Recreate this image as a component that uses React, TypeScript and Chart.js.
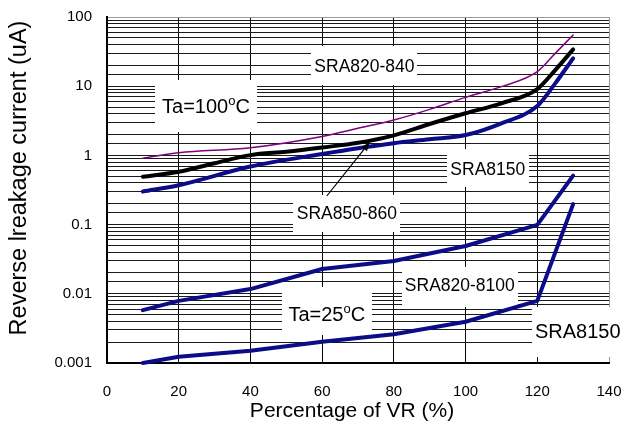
import { useEffect, useRef } from 'react';
import { Chart, registerables } from 'chart.js';

Chart.register(...registerables);

// ---- data (Percentage of VR %, reverse leakage current uA) ----
const PCT_820_840 = [10, 20, 40, 60, 70, 80, 90, 100, 110, 120, 125, 130];
const IR_820_840 = [0.91, 1.09, 1.29, 1.88, 2.46, 3.25, 4.63, 6.9, 9.85, 16.2, 29.8, 55];

const PCT_850_860 = [10, 20, 30, 40, 50, 60, 70, 80, 90, 100, 110, 120, 125, 130];
const IR_850_860 = [0.49, 0.58, 0.77, 1.01, 1.13, 1.3, 1.52, 1.95, 2.84, 4.06, 5.66, 9.1, 17.1, 34];

const PCT_8150_HOT = [10, 20, 40, 60, 70, 80, 90, 100, 110, 120, 125, 130];
const IR_8150_HOT = [0.3, 0.37, 0.69, 1.05, 1.27, 1.5, 1.71, 1.97, 2.91, 5.18, 11, 25.3];

const PCT_820_8100_25 = [10, 20, 40, 60, 80, 100, 120, 130];
const IR_820_8100_25 = [0.0058, 0.0079, 0.0117, 0.0228, 0.0298, 0.049, 0.099, 0.51];

const PCT_8150_25 = [10, 20, 40, 60, 80, 100, 120, 130];
const IR_8150_25 = [0.001, 0.00123, 0.0015, 0.00203, 0.0026, 0.00395, 0.0079, 0.198];

const X_TICKS = [0, 20, 40, 60, 80, 100, 120, 140];
const Y_DECADES = [0.001, 0.01, 0.1, 1, 10, 100];
const Y_LABELS = ['0.001', '0.01', '0.1', '1', '10', '100'];

const X_TITLE = 'Percentage of VR (%)';
const Y_TITLE = 'Reverse lreakage current (uA)';

// ---- annotations (positions in data coordinates) ----
const LABELS = [
  { text: 'SRA820-840', x: 71.8, y: 19.8, size: 17.5, w: 106, h: 39, dy: 0 },
  { text: 'Ta=100', sup: 'o', tail: 'C', x: 27.6, y: 5.26, size: 20, w: 102, h: 52, dy: 0 },
  { text: 'SRA8150', x: 106.2, y: 0.647, size: 17.5, w: 82, h: 38, dy: 0 },
  { text: 'SRA850-860', x: 66.9, y: 0.15, size: 17.5, w: 107, h: 37, dy: 1 },
  { text: 'SRA820-8100', x: 98.4, y: 0.0134, size: 17.5, w: 116, h: 40, dy: 2 },
  { text: 'Ta=25', sup: 'o', tail: 'C', x: 61.3, y: 0.00519, size: 20, w: 90, h: 48, dy: -2.5 },
  { text: 'SRA8150', x: 131.3, y: 0.00295, size: 20, w: 92, h: 50, dy: 1.5 },
];
const ARROW = { from: [61.3, 0.259], to: [73.3, 1.56] };

const FONT = "'Liberation Sans', Arial, sans-serif";
const NAVY = '#0c0c88';

const pts = (xs: number[], ys: number[]) => xs.map((x, i) => ({ x, y: ys[i] }));

function drawLabel(ctx: CanvasRenderingContext2D, l: any, cx: number, cy: number) {
  const capH = 0.716 * l.size;
  const base = cy + capH / 2;
  ctx.fillStyle = '#000';
  ctx.textBaseline = 'alphabetic';
  ctx.textAlign = 'left';
  ctx.font = `${l.size}px ${FONT}`;
  const w1 = ctx.measureText(l.text).width;
  let total = w1;
  let wSup = 0;
  let wTail = 0;
  const supSize = Math.round(l.size * 0.65);
  if (l.sup) {
    ctx.font = `${supSize}px ${FONT}`;
    wSup = ctx.measureText(l.sup).width;
    ctx.font = `${l.size}px ${FONT}`;
    wTail = ctx.measureText(l.tail).width;
    total += wSup + wTail;
  }
  let x = cx - total / 2;
  ctx.font = `${l.size}px ${FONT}`;
  ctx.fillText(l.text, x, base);
  x += w1;
  if (l.sup) {
    ctx.font = `${supSize}px ${FONT}`;
    const raise = capH - 0.519 * supSize;
    ctx.fillText(l.sup, x, base - raise);
    x += wSup;
    ctx.font = `${l.size}px ${FONT}`;
    ctx.fillText(l.tail, x, base);
  }
}

const annotPlugin = {
  id: 'annots',
  beforeDatasetsDraw(chart: any) {
    const { ctx, scales } = chart;
    ctx.save();
    ctx.fillStyle = '#fff';
    for (const l of LABELS) {
      const cx = scales.x.getPixelForValue(l.x);
      const cy = scales.y.getPixelForValue(l.y) + l.dy;
      ctx.fillRect(Math.round(cx - l.w / 2), Math.round(cy - l.h / 2), l.w, l.h);
    }
    ctx.restore();
  },
  afterDatasetsDraw(chart: any) {
    const { ctx, scales } = chart;
    ctx.save();
    for (const l of LABELS) {
      const cx = scales.x.getPixelForValue(l.x);
      const cy = scales.y.getPixelForValue(l.y);
      drawLabel(ctx, l, cx, cy);
    }
    // arrow
    const x1 = scales.x.getPixelForValue(ARROW.from[0]);
    const y1 = scales.y.getPixelForValue(ARROW.from[1]);
    const x2 = scales.x.getPixelForValue(ARROW.to[0]);
    const y2 = scales.y.getPixelForValue(ARROW.to[1]);
    const ang = Math.atan2(y2 - y1, x2 - x1);
    const hl = 9;
    const hw = 3.5;
    const bx = x2 - hl * Math.cos(ang);
    const by = y2 - hl * Math.sin(ang);
    ctx.strokeStyle = '#000';
    ctx.lineWidth = 1.2;
    ctx.beginPath();
    ctx.moveTo(x1, y1);
    ctx.lineTo(bx, by);
    ctx.stroke();
    ctx.fillStyle = '#000';
    ctx.beginPath();
    ctx.moveTo(x2, y2);
    ctx.lineTo(bx + hw * Math.sin(ang), by - hw * Math.cos(ang));
    ctx.lineTo(bx - hw * Math.sin(ang), by + hw * Math.cos(ang));
    ctx.closePath();
    ctx.fill();
    ctx.restore();
  },
  afterDraw(chart: any) {
    const { ctx } = chart;
    ctx.save();
    ctx.fillStyle = '#000';
    ctx.textAlign = 'center';
    ctx.textBaseline = 'middle';
    ctx.font = `21px ${FONT}`;
    ctx.fillText(X_TITLE, 352, 411);
    ctx.translate(20, 178);
    ctx.rotate(-Math.PI / 2);
    ctx.font = `23.5px ${FONT}`;
    ctx.fillText(Y_TITLE, 0, 0);
    ctx.restore();
  },
};

export default function App() {
  const ref = useRef<HTMLCanvasElement | null>(null);
  useEffect(() => {
    if (!ref.current) return;
    const line = (data: any, color: string, width: number, smooth: boolean) => ({
      data,
      borderColor: color,
      backgroundColor: color,
      borderWidth: width,
      pointRadius: 0,
      showLine: true,
      fill: false,
      clip: false,
      tension: 0,
      cubicInterpolationMode: smooth ? 'monotone' : 'default',
      borderCapStyle: 'round',
      borderJoinStyle: 'round',
    });
    const chart = new Chart(ref.current, {
      type: 'scatter',
      data: {
        datasets: [
          line(pts(PCT_8150_25, IR_8150_25), NAVY, 4, false),
          line(pts(PCT_820_8100_25, IR_820_8100_25), NAVY, 4, false),
          line(pts(PCT_8150_HOT, IR_8150_HOT), NAVY, 4, true),
          line(pts(PCT_850_860, IR_850_860), '#000', 4, true),
          line(pts(PCT_820_840, IR_820_840), '#800080', 1.5, true),
        ] as any,
      },
      options: {
        animation: false,
        responsive: false,
        events: [],
        layout: { padding: { top: 17, right: 24, left: 0, bottom: 0 } },
        plugins: { legend: { display: false }, tooltip: { enabled: false } },
        scales: {
          x: {
            type: 'linear',
            min: 0,
            max: 140,
            afterBuildTicks: (s: any) => {
              s.ticks = X_TICKS.map((v) => ({ value: v }));
            },
            afterFit: (s: any) => {
              s.height = 71;
              s.paddingLeft = 0;
              s.paddingRight = 0;
            },
            grid: {
              color: (c: any) => (c.tick && c.tick.value === 140 ? '#9a9a9a' : '#000'),
              lineWidth: 1,
              drawTicks: false,
            },
            border: { color: '#000', width: 2 },
            ticks: {
              padding: 20,
              color: '#000',
              font: { family: FONT, size: 15 },
              maxRotation: 0,
              autoSkip: false,
            },
          },
          y: {
            type: 'logarithmic',
            min: 0.001,
            max: 100,
            afterFit: (s: any) => {
              s.width = 107;
              s.paddingTop = 0;
              s.paddingBottom = 0;
            },
            grid: {
              color: (c: any) => (c.tick && Math.abs(c.tick.value - 100) < 1e-9 ? '#9a9a9a' : '#1a1a1a'),
              lineWidth: 1,
              drawTicks: false,
            },
            border: { color: '#000', width: 2 },
            ticks: {
              padding: 15,
              color: '#000',
              autoSkip: false,
              font: { family: FONT, size: 15 },
              callback: (v: any) => {
                const val = Number(v);
                const i = Y_DECADES.findIndex((d) => Math.abs(Math.log10(d) - Math.log10(val)) < 1e-6);
                return i >= 0 ? Y_LABELS[i] : '';
              },
            },
          },
        },
      } as any,
      plugins: [annotPlugin],
    });
    return () => chart.destroy();
  }, []);
  return (
    <div style={{ position: 'absolute', left: 0, top: 0, width: 633, height: 434, background: '#fff' }}>
      <canvas ref={ref} width={633} height={434} style={{ display: 'block' }} />
    </div>
  );
}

| Set problem |
Give again, word for word, every line from the top of the data through the line with "5.18, 11, 25.3];", both ends included, and exclude the pictures.

| Correct output |
Recreate this image as a component that uses React, TypeScript and Chart.js.
import { useEffect, useRef } from 'react';
import { Chart, registerables } from 'chart.js';

Chart.register(...registerables);

// ---- data (Percentage of VR %, reverse leakage current uA) ----
const PCT_820_840 = [10, 20, 40, 60, 70, 80, 90, 100, 110, 120, 125, 130];
const IR_820_840 = [0.91, 1.09, 1.29, 1.88, 2.46, 3.25, 4.63, 6.9, 9.85, 16.2, 29.8, 55];

const PCT_850_860 = [10, 20, 30, 40, 50, 60, 70, 80, 90, 100, 110, 120, 125, 130];
const IR_850_860 = [0.49, 0.58, 0.77, 1.01, 1.13, 1.3, 1.52, 1.95, 2.84, 4.06, 5.66, 9.1, 17.1, 34];

const PCT_8150_HOT = [10, 20, 40, 60, 70, 80, 90, 100, 110, 120, 125, 130];
const IR_8150_HOT = [0.3, 0.37, 0.69, 1.05, 1.27, 1.5, 1.71, 1.97, 2.91, 5.18, 11, 25.3];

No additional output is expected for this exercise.